Unlike January, which has year-end-related market volatility and January effects, July is a quieter month in financial markets. The July reset does not align with earnings season, major economic data releases, or typical rebalancing windows. This may mean the collar is struck under more “normal” market conditions than a January reset might be. In practice, this is probably immaterial; the cost to establish the collar is what the market will bear at that moment, and there is no evidence that resets on different dates produce meaningfully different results.

How to use BFJL in a portfolio

BFJL is a satellite position, not a core holding. A Bitcoin allocation to a portfolio might be 1% to 5% of total assets, and BFJL could represent all or part of that. If you are taking the Bitcoin position at all, you are betting on its long-term appreciation or its hedge properties against inflation or currency debasement. The monthly collar manages the volatility shock, not the long-term direction. Over a multi-year period, if Bitcoin is a winner, BFJL will lag a direct Bitcoin position by the cost of the buffer. If Bitcoin is a loser, BFJL will be less of a loser because the floor limited monthly drawdowns.
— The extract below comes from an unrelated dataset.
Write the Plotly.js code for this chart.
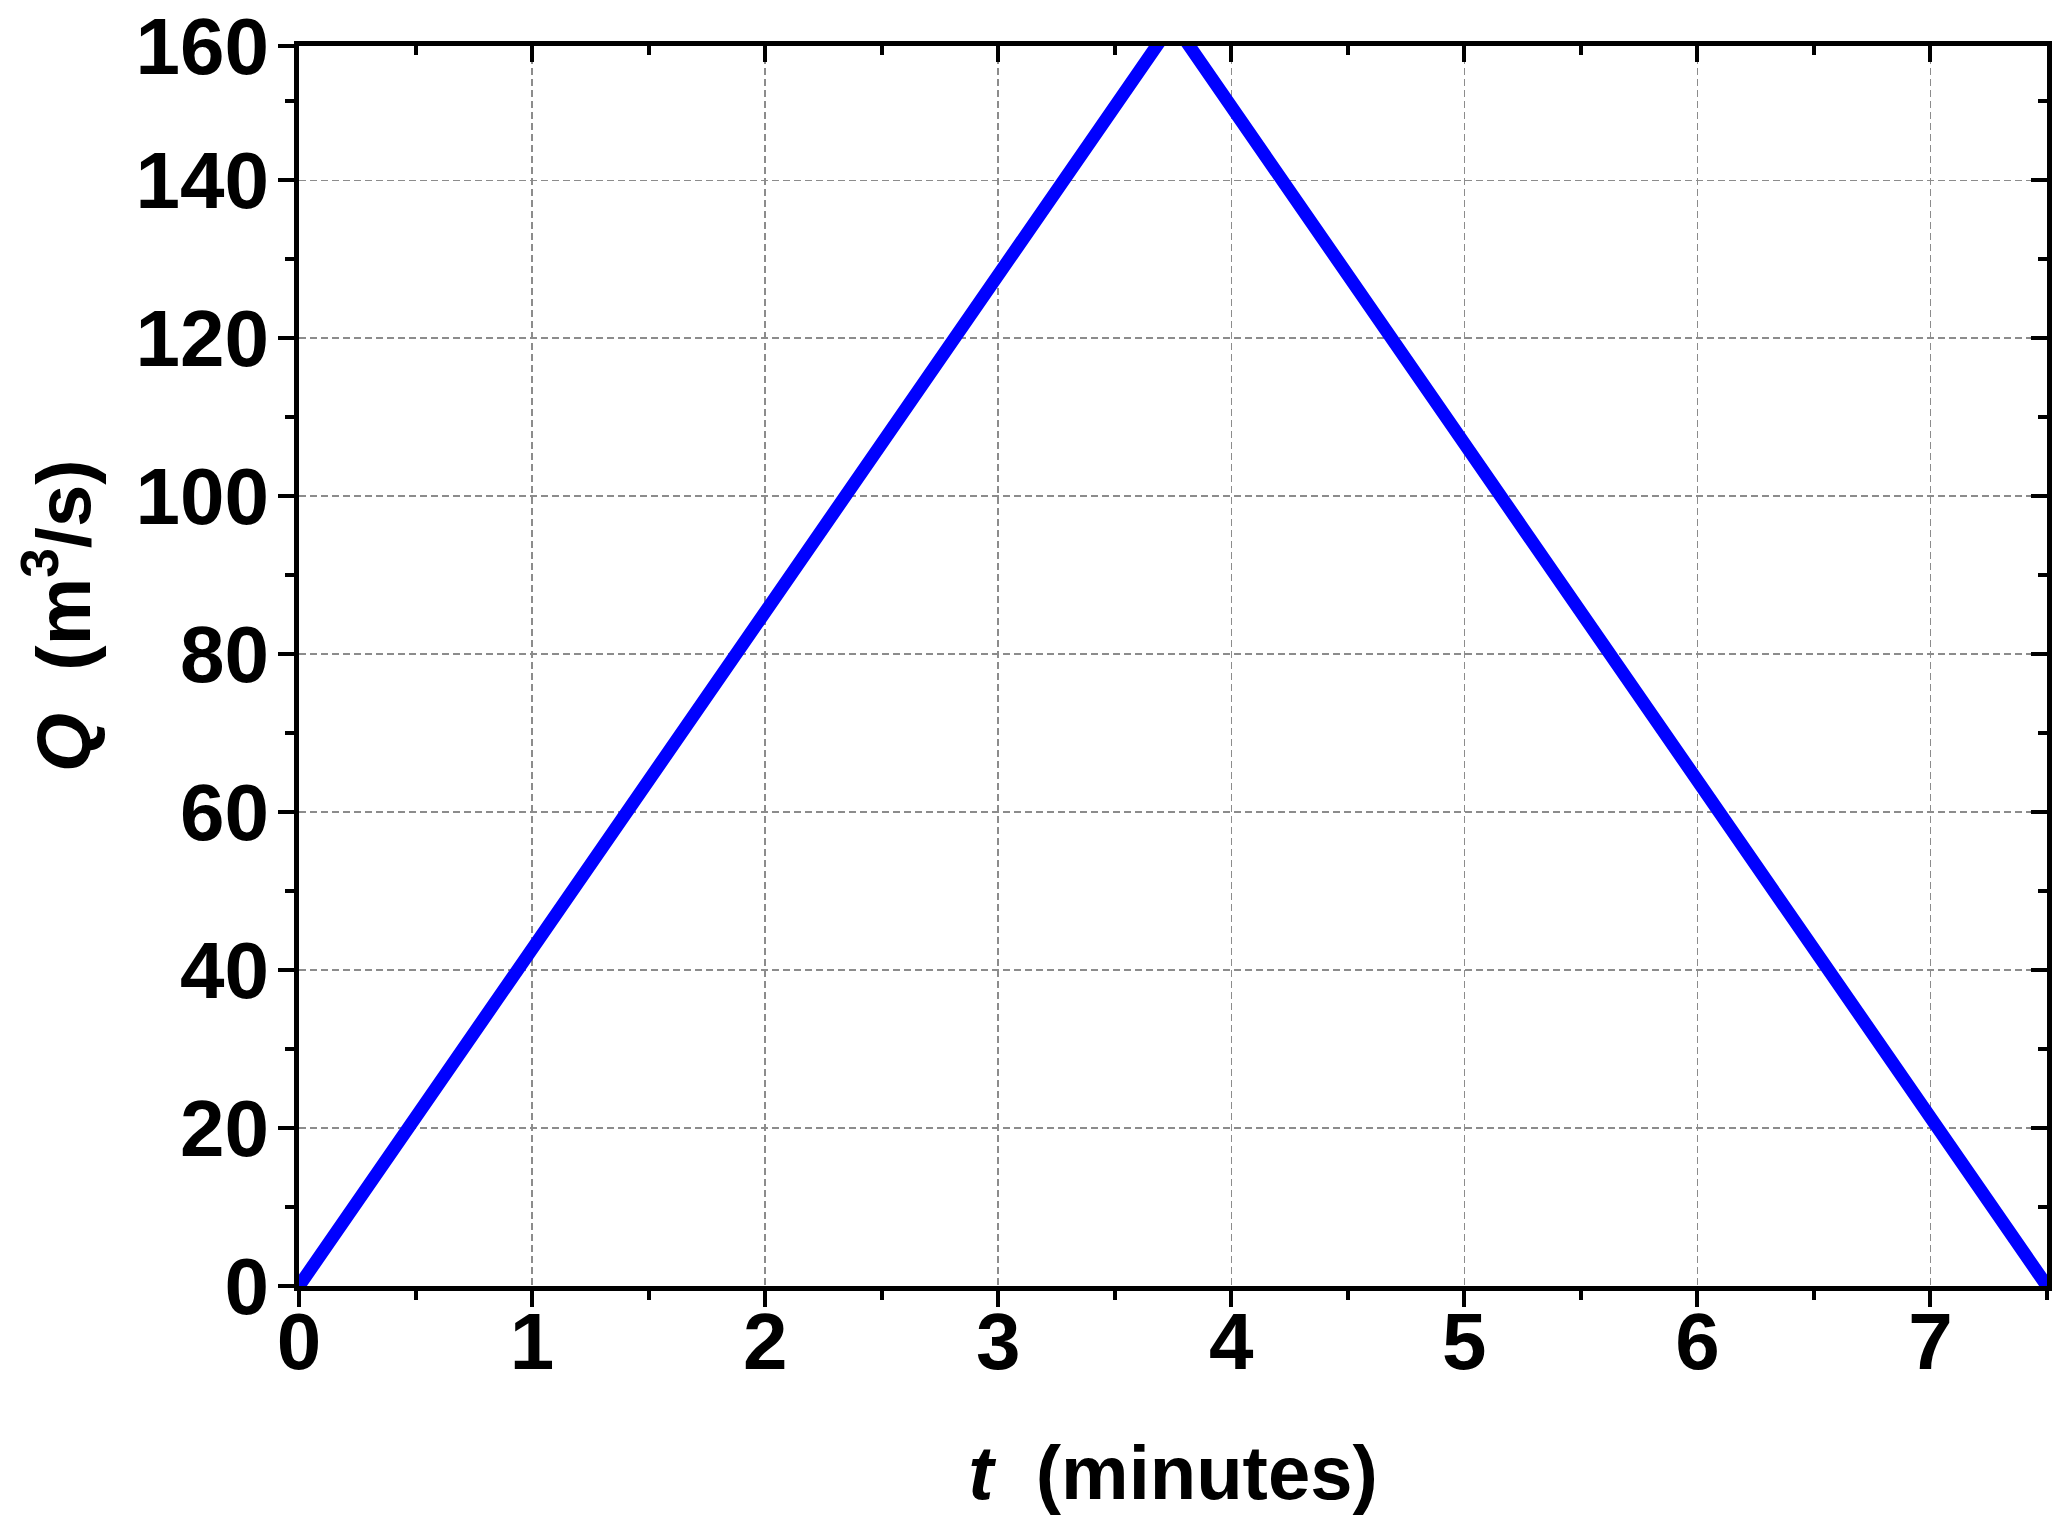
<!DOCTYPE html>
<html>
<head>
<meta charset="utf-8">
<script src="https://cdn.plot.ly/plotly-3.0.1.min.js"></script>
<style>html,body{margin:0;padding:0;background:#fff;}</style>
</head>
<body>
<div id="chart" style="width:2067px;height:1530px;"></div>
<script>
// Data: hydrograph Q(t)
const tMinutes = [0, 3.75, 7.5];
const qFlow = [0, 160, 0];

// Axis ticks
const xTickVals = [0, 1, 2, 3, 4, 5, 6, 7];
const xTickText = ['0', '1', '2', '3', '4', '5', '6', '7'];
const yTickVals = [0, 20, 40, 60, 80, 100, 120, 140, 157];
const yTickText = ['0', '20', '40', '60', '80', '100', '120', '140', '160'];

const FONT = 'Liberation Sans, Arial, sans-serif';
const tickFont = {family: FONT, size: 80, color: '#000', weight: 'bold'};

const traces = [
  {
    x: tMinutes, y: qFlow, type: 'scatter', mode: 'lines',
    line: {color: '#0000ff', width: 13},
    showlegend: false, hoverinfo: 'x+y'
  },
  {
    x: tMinutes, y: qFlow, type: 'scatter', mode: 'lines',
    xaxis: 'x2', yaxis: 'y2', opacity: 0,
    line: {color: '#0000ff', width: 0},
    showlegend: false, hoverinfo: 'skip'
  }
];

const common = {
  showline: true, linecolor: '#000', linewidth: 5,
  ticklen: 16, tickwidth: 4, tickcolor: '#000',
  zeroline: false, fixedrange: true
};

const layout = {
  width: 2067, height: 1530,
  margin: {l: 299, r: 20, t: 46, b: 244},
  paper_bgcolor: '#fff', plot_bgcolor: '#fff',
  showlegend: false,
  xaxis: Object.assign({}, common, {
    range: [0, 7.5],
    tickmode: 'array', tickvals: xTickVals, ticktext: xTickText,
    ticks: 'outside', tickfont: tickFont, ticklabelstandoff: -34,
    showgrid: true, gridcolor: '#8c8c8c', gridwidth: 1.5, griddash: '7px,4px',
    minor: {tickmode: 'linear', tick0: 0, dtick: 0.5, ticks: 'outside', ticklen: 9, tickwidth: 4, tickcolor: '#000', showgrid: false},
    title: {text: '<b><i>t</i>\u00a0\u00a0(minutes)</b>', font: {family: FONT, size: 76, color: '#000'}, standoff: 62}
  }),
  yaxis: Object.assign({}, common, {
    range: [0, 157],
    tickmode: 'array', tickvals: yTickVals, ticktext: yTickText,
    ticks: 'outside', tickfont: tickFont, ticklabelstandoff: -7,
    showgrid: true, gridcolor: '#8c8c8c', gridwidth: 1.5, griddash: '7px,4px',
    minor: {tickmode: 'linear', tick0: 0, dtick: 10, ticks: 'outside', ticklen: 9, tickwidth: 4, tickcolor: '#000', showgrid: false}
  }),
  xaxis2: Object.assign({}, common, {
    overlaying: 'x', anchor: 'y2', side: 'top',
    range: [0, 7.5],
    tickmode: 'array', tickvals: xTickVals,
    ticks: 'inside', showticklabels: false, showgrid: false,
    minor: {tickmode: 'linear', tick0: 0, dtick: 0.5, ticks: 'inside', ticklen: 9, tickwidth: 4, tickcolor: '#000', showgrid: false}
  }),
  yaxis2: Object.assign({}, common, {
    overlaying: 'y', anchor: 'x2', side: 'right',
    range: [0, 157],
    tickmode: 'array', tickvals: yTickVals,
    ticks: 'inside', showticklabels: false, showgrid: false,
    minor: {tickmode: 'linear', tick0: 0, dtick: 10, ticks: 'inside', ticklen: 9, tickwidth: 4, tickcolor: '#000', showgrid: false}
  }),
  annotations: [
    {
      text: '<b><i>Q</i>\u00a0\u00a0(m<sup>3</sup>/s)</b>',
      xref: 'paper', yref: 'paper',
      x: (58 - 299) / 1748, y: (1286 - 616) / 1240,
      xanchor: 'center', yanchor: 'middle',
      textangle: -90, showarrow: false,
      font: {family: FONT, size: 76, color: '#000'}
    }
  ]
};

Plotly.newPlot('chart', traces, layout, {displayModeBar: false, staticPlot: true});
</script>
</body>
</html>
The July timing is most useful if you are systematically accumulating a Bitcoin position over the course of a year and you want the reset dates staggered. If you are holding a single fund, the reset date is almost cosmetic.

Researching and comparing

To evaluate BFJL against BFJA or a direct Bitcoin holding, compare their performance over 12 months and identify which months the floor and ceiling were binding. If the floor was binding (Bitcoin fell more than 15%), that is where BFJL earned its value. If the ceiling was binding repeatedly (Bitcoin rallied more than the cap), that is where BFJL underperformed. The prospectus specifies the exact multipliers — the strike levels that define the 15% floor — so verify that the protection is what you think it is. Check the current fund size and trading volume; a small fund with tight spreads is preferable to a large fund with wide spreads, which indicates low liquidity.